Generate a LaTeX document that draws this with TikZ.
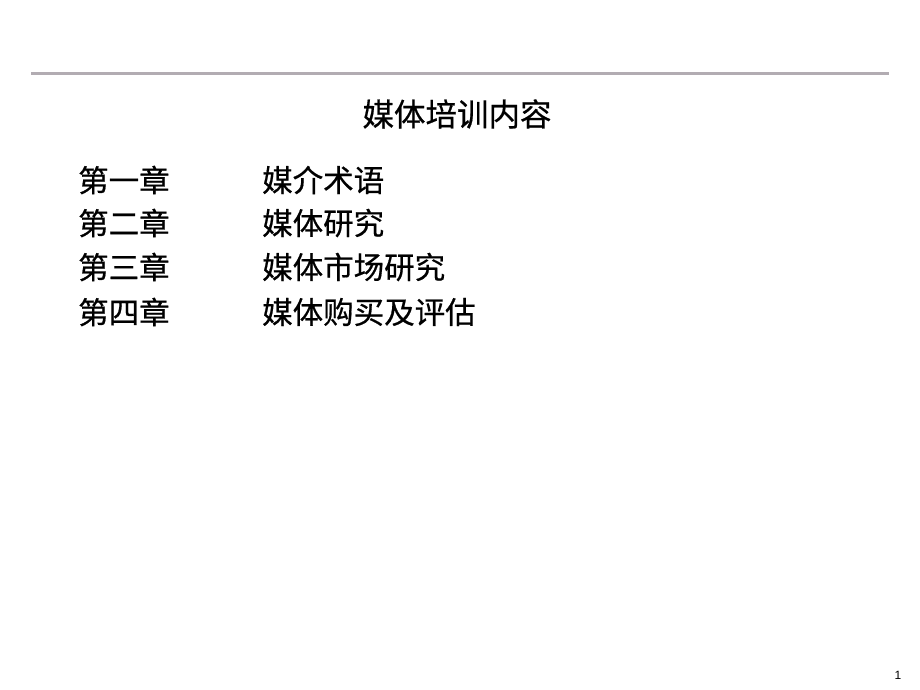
\documentclass[tikz,border=0pt]{standalone}
\usepackage{fontspec}
\newfontfamily\cjk[FakeBold=0.6]{Noto Sans CJK SC}
\setmainfont{Liberation Sans}
\begin{document}
\begin{tikzpicture}[x=1pt,y=-1pt,
  rule/.style={draw={rgb,255:red,178;green,172;blue,178},line width=3pt},
  title/.style={font=\cjk\fontsize{31.5}{31.5}\selectfont,inner sep=0pt},
  item/.style={font=\cjk\fontsize{30.5}{30.5}\selectfont,inner sep=0pt,anchor=west},
  pnum/.style={font=\fontsize{12}{12}\selectfont,inner sep=0pt}]
\useasboundingbox (0,0) rectangle (920,690);
\coordinate (l1) at (31,74);
\coordinate (l2) at (889,74);
\draw[rule] (l1) -- (l2);
\node[title] (t) at (457,114) {媒体培训内容};
\node[item] (c1) at (78,180) {第一章};
\node[item] (c2) at (78,223) {第二章};
\node[item] (c3) at (78,267) {第三章};
\node[item] (c4) at (78,312) {第四章};
\node[item] (d1) at (262,180) {媒介术语};
\node[item] (d2) at (262,223) {媒体研究};
\node[item] (d3) at (262,267) {媒体市场研究};
\node[item] (d4) at (262,312) {媒体购买及评估};
\node[pnum] (p) at (898,675) {1};
\end{tikzpicture}
\end{document}
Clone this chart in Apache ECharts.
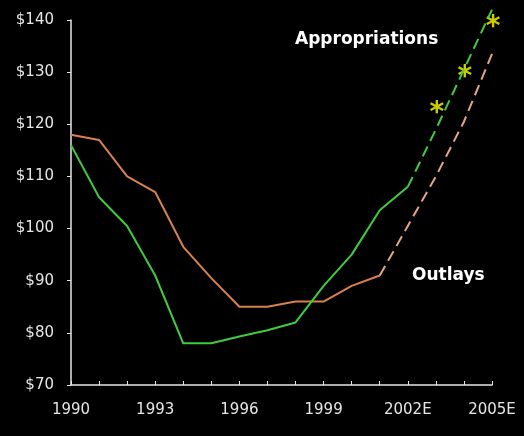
<!DOCTYPE html>
<html>
<head>
<meta charset="utf-8">
<script src="https://cdn.jsdelivr.net/npm/echarts@6/dist/echarts.min.js"></script>
<style>
  html, body { margin: 0; padding: 0; background: #000; }
  #chart { width: 524px; height: 436px; }
</style>
</head>
<body>
<div id="chart"></div>
<script>
var years = ["1990", "1991", "1992", "1993", "1994", "1995", "1996", "1997",
  "1998", "1999", "2000", "2001", "2002E", "2003E", "2004E", "2005E"];
var appropriations = [116, 106, 100.5, 91, 78, 78, 79.3, 80.5, 82, 89, 95, 103.5, 108, 119, 130.5, 142];
var outlays = [118, 117, 110, 107, 96.5, 90.5, 85, 85, 86, 86, 89, 91, 100.5, 110, 120.5, 133.5];
var estimateMarks = [["2003E", 123.5], ["2004E", 130.5], ["2005E", 140]];

// solid part = actuals, dashed part = estimates
function part(arr, from, to) {
  return arr.map(function (v, i) { return (i >= from && i <= to) ? v : null; });
}

(function () {
  var myChart = echarts.init(document.getElementById("chart"));
  var axisFont = { color: "#e6e6e6", fontSize: 15, fontFamily: "DejaVu Sans" };
  var option = {
    backgroundColor: "#000",
    animation: false,
    grid: { left: 71, top: 20, right: 32, bottom: 51 },
    xAxis: {
      type: "category",
      data: years,
      boundaryGap: false,
      axisLine: { lineStyle: { color: "#e6e6e6", width: 1.5 } },
      axisTick: { inside: true, length: 4, interval: 0, lineStyle: { color: "#e6e6e6" } },
      axisLabel: Object.assign({ interval: 2, margin: 18 }, axisFont),
      splitLine: { show: false }
    },
    yAxis: {
      type: "value",
      min: 70,
      max: 140,
      interval: 10,
      axisLine: { show: true, lineStyle: { color: "#e6e6e6", width: 1.5 } },
      axisTick: { show: true, length: 4, lineStyle: { color: "#e6e6e6" } },
      axisLabel: Object.assign({
        margin: 17,
        formatter: function (v) { return "$" + v; }
      }, axisFont),
      splitLine: { show: false }
    },
    series: [
      {
        type: "line", data: part(outlays, 0, 11), symbol: "none", clip: false,
        lineStyle: { color: "#d9804f", width: 2 }
      },
      {
        type: "line", data: part(outlays, 11, 15), symbol: "none", clip: false,
        lineStyle: { color: "#e3a582", width: 2, type: [11, 6] }
      },
      {
        type: "line", data: part(appropriations, 0, 12), symbol: "none", clip: false,
        lineStyle: { color: "#3fcc3f", width: 2 }
      },
      {
        type: "line", data: part(appropriations, 12, 15), symbol: "none", clip: false,
        lineStyle: { color: "#3fcc3f", width: 2, type: [11, 6] }
      },
      {
        type: "scatter", data: estimateMarks, symbolSize: 0, clip: false,
        label: {
          show: true, position: "inside", formatter: "*",
          color: "#ffff00", fontSize: 28, fontWeight: "bold", fontFamily: "DejaVu Sans",
          offset: [1, 8]
        }
      }
    ],
    graphic: [
      {
        type: "text", left: 295, top: 31,
        style: { text: "Appropriations", fill: "#fff", font: "bold 17px 'DejaVu Sans'" }
      },
      {
        type: "text", left: 412, top: 267,
        style: { text: "Outlays", fill: "#fff", font: "bold 17px 'DejaVu Sans'" }
      }
    ]
  };
  myChart.setOption(option);
})();
</script>
</body>
</html>
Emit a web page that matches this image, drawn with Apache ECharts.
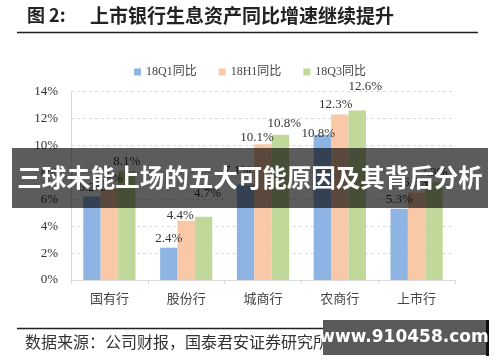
<!DOCTYPE html>
<html>
<head>
<meta charset="utf-8">
<script src="https://cdn.jsdelivr.net/npm/echarts@6/dist/echarts.min.js"></script>
<style>html,body{margin:0;padding:0;background:#fff;}#c{width:500px;height:362px;}</style>
</head>
<body>
<div id="c"></div>
<script>
const categories = ['国有行', '股份行', '城商行', '农商行', '上市行'];
const seriesNames = ['18Q1同比', '18H1同比', '18Q3同比'];
const q1Values = [6.2, 2.4, 7.1, 10.8, 5.3];
const h1Values = [6.8, 4.4, 10.1, 12.3, 6.5];
const q3Values = [8.1, 4.7, 10.8, 12.6, 7.3];
const yTicks = [0, 2, 4, 6, 8, 10, 12, 14];

const colors = ['#8EB4E3', '#F9C8A6', '#C1D89B'];
const serif = '"Liberation Serif", "Noto Sans CJK SC", serif';

// label nudges (style only), per series, per category
const labelOffsets = [
  [[0, 0], [0, 0], [-8, -4], [-4, 8], [0, 0]],
  [[0, 0], [-6, 4], [-6, 3], [-4, 0], [0, 0]],
  [[0, 0], [4, -14], [4, -2], [8, -14], [0, 0]]
];

const chart = echarts.init(document.getElementById('c'), null, {renderer: 'canvas'});

function mkSeries(idx, vals) {
  return {
    name: seriesNames[idx],
    type: 'bar',
    data: vals.map((v, i) => ({value: v, label: {offset: labelOffsets[idx][i]}})),
    barGap: '0%',
    barCategoryGap: '32%',
    itemStyle: {color: colors[idx]},
    label: {
      show: true,
      position: 'top',
      distance: 3,
      formatter: p => p.value.toFixed(1) + '%',
      fontFamily: serif,
      fontSize: 13,
      color: '#333'
    }
  };
}

chart.setOption({
  animation: false,
  backgroundColor: '#fff',
  grid: {left: 71, right: 45, top: 91.7, bottom: 82, containLabel: false},
  legend: {
    top: 61,
    left: 'center',
    itemWidth: 7,
    itemHeight: 7,
    itemGap: 22,
    icon: 'rect',
    textStyle: {fontFamily: serif, fontSize: 12, color: '#444'},
    data: seriesNames
  },
  xAxis: {
    type: 'category',
    data: categories,
    axisLine: {lineStyle: {color: '#d9d9d9'}},
    axisTick: {show: true, lineStyle: {color: '#d9d9d9'}, length: 4},
    axisLabel: {fontFamily: '"Noto Sans CJK SC", sans-serif', fontSize: 13, color: '#444', margin: 12}
  },
  yAxis: {
    type: 'value',
    min: yTicks[0],
    max: yTicks[yTicks.length - 1],
    interval: 2,
    axisLine: {show: true, lineStyle: {color: '#d9d9d9'}},
    axisTick: {show: false},
    splitLine: {lineStyle: {color: '#d9d9d9', type: [3, 3]}},
    axisLabel: {formatter: '{value}%', fontFamily: serif, fontSize: 13, color: '#333', margin: 13}
  },
  series: [mkSeries(0, q1Values), mkSeries(1, h1Values), mkSeries(2, q3Values)],
  graphic: [
    {type: 'text', left: 27, top: 6, style: {text: '图 2:', font: 'bold 18px "Noto Sans CJK SC", sans-serif', fill: '#222'}},
    {type: 'text', left: 90, top: 6, style: {text: '上市银行生息资产同比增速继续提升', font: 'bold 19px "Noto Sans CJK SC", sans-serif', fill: '#222'}},
    {type: 'line', shape: {x1: 17, y1: 32.5, x2: 478, y2: 32.5}, style: {stroke: '#222', lineWidth: 1.5}},
    {type: 'line', shape: {x1: 17, y1: 328.5, x2: 478, y2: 328.5}, style: {stroke: '#222', lineWidth: 1.5}},
    {type: 'text', left: 25, top: 334, style: {text: '数据来源：公司财报，国泰君安证券研究所', font: '16px "Noto Sans CJK SC", sans-serif', fill: '#333'}},
    {type: 'rect', shape: {x: 12, y: 148, width: 476, height: 60}, style: {fill: 'rgba(0,0,0,0.64)'}, z: 100},
    {type: 'text', x: 250, y: 178, style: {text: '三球未能上场的五大可能原因及其背后分析', font: 'bold 24.5px "Noto Sans CJK SC", sans-serif', fill: '#fff', align: 'center', verticalAlign: 'middle'}, z: 101},
    {type: 'rect', shape: {x: 323, y: 320, width: 163, height: 35}, style: {fill: '#5a5a5a'}, z: 100},
    {type: 'rect', shape: {x: 486, y: 320, width: 3, height: 36}, style: {fill: '#111'}, z: 100},
    {type: 'text', x: 404, y: 337.5, style: {text: 'www.910458.com', font: 'bold 17px "DejaVu Sans", sans-serif', fill: '#fff', align: 'center', verticalAlign: 'middle'}, z: 101}
  ]
});
</script>
</body>
</html>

**Exercise details**
Using the listing above, list every line in which the string "Apache" occurs.

**Exercise solution**
Clone this chart in Apache ECharts.
Emit a web page that matches this image, drawn with Apache ECharts.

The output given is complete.